Metro noventa de soldado austriaco baja preocupado de un tren en la vía 2 de la estación de Hoeben. Topa con un par de muchachos de ojos azules, metro ochenta y apariencia aria, y no duda en preguntarles por alguna indicación que nunca conoceremos. Nosotros le miramos absortos sin poder decir nada mientras emite inteligibles sonidos en un tomo desmesuradamente agresivo. Cuando finaliza nos mira con la esperanza de obtener cualquier respuesta diferente a la recibida:
-Sorry, we don´t speak German.
A lo que el soldado contesta con una expresión entre la desilusión y el asco, para acabar con un gesto despreciativo su conversación con falsos arios ibéricos.

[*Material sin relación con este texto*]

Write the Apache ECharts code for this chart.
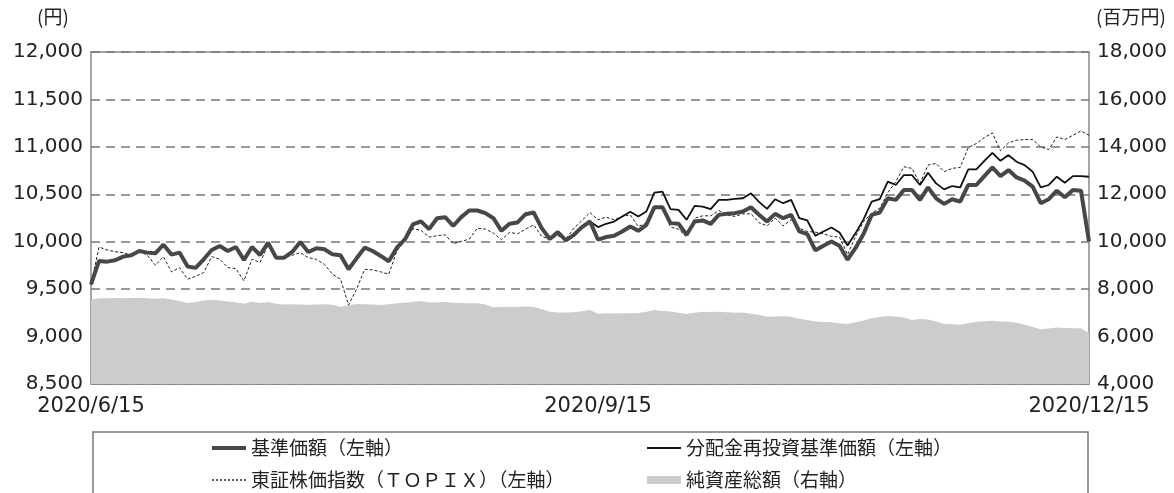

Abandonamos Austria, y no sabemos decir si es un alivio el momento en que, en medio de una estación con obsoletas pintadas y carteles soviéticos, construcciones derruídas y hombres vestidos con horrendos uniformes grises, nos piden el pasaporte paran acceder a la antigua Yugoslavia.
En apenas media hora llegamos a Maribor, ciudad de aparente fachada alpina y de climatología nada benevolente. Una joven eslovena nos recoge en la estación para acompañarnos al antiguo seminario desde el que ahora escribo.
Montamos en un viejo Renault con una capa de suciedad que no permite distinguir su color mientras la joven eslovena nos deleita, cigarrillo en mano, con sus aires de grandeza y un dudoso cosmopolismo.
La ciudad está desierta y todo en ella recuerda un reciente pasado de comunismo tomado a gran velocidad por el nuevo orden europeo.
Manolo y Genís son capaces de cantarle a todo lo imaginable, y con este tema me ofrecen un inmejorable comienzo para mi particular aventura europea.